Improving Malicious Document Detection in Gmail with Deep Learning




Gmail protects your incoming mail against spam, phishing attempts, and malware. Our existing machine learning models are highly effective at doing this, and in conjunction with our other protections, they help block more than 99.9% of threats from reaching Gmail inboxes.

One of our key protections is our malware scanner that processes more than 300 billion attachments each week to block harmful content. 63% percent of the malicious documents we block differ from day to day. To stay ahead of this constantly evolving threat, we recently added a new generation of document scanners that rely on deep learning to improve our detection capabilities. We’re sharing the details of this technology and its early success this week at RSA 2020.

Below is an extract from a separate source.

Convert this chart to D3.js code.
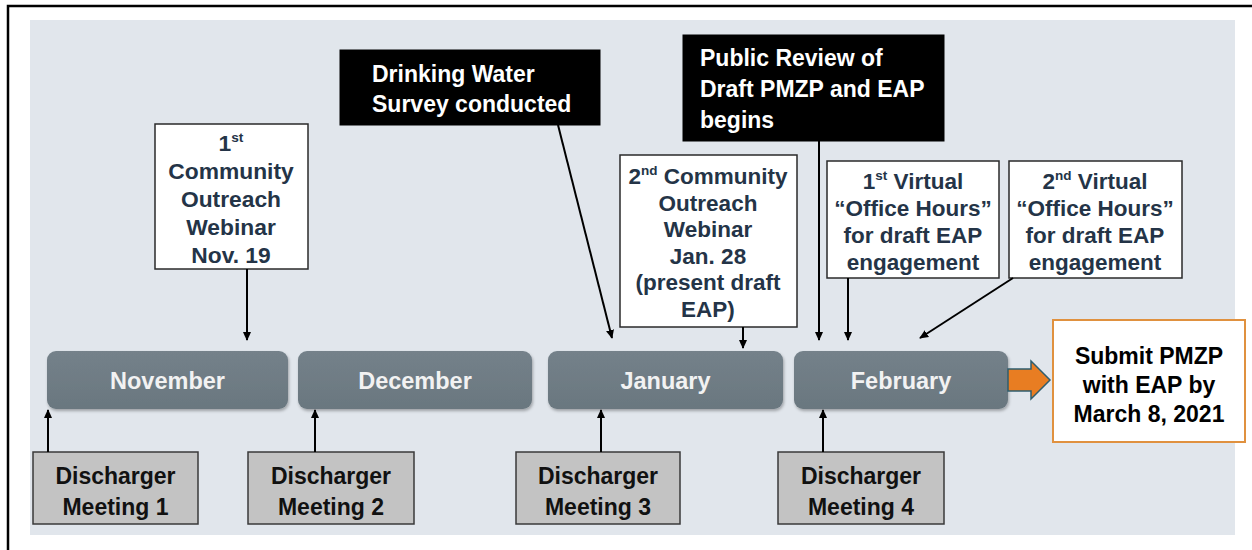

Since the new scanner launched at the end of 2019, we have increased our daily detection coverage of Office documents that contain malicious scripts by 10%. Our technology is especially helpful at detecting adversarial, bursty attacks. In these cases, our new scanner has improved our detection rate by 150%. Under the hood, our new scanner uses a distinct TensorFlow deep-learning model trained with TFX (TensorFlow Extended) and a custom document analyzer for each file type. The document analyzers are responsible for parsing the document, identifying common attack patterns, extracting macros, deobfuscating content, and performing feature extraction.


Strengthening our document detection capabilities is one of our key focus areas, as malicious documents represent 58% of the malware targeting Gmail users. We are still actively developing this technology, and right now, we only use it to scan Office documents.

Our new scanner runs in parallel with existing detection capabilities, all of which contribute to the final verdict of our decision engine to block a malicious document. Combining different scanners is one of the cornerstones of our defense-in-depth approach to help protect users and ensure our detection system is resilient to adversarial attacks.

We will continue to actively expand the use of artificial intelligence to protect our users’ inboxes, and to stay ahead of attacks.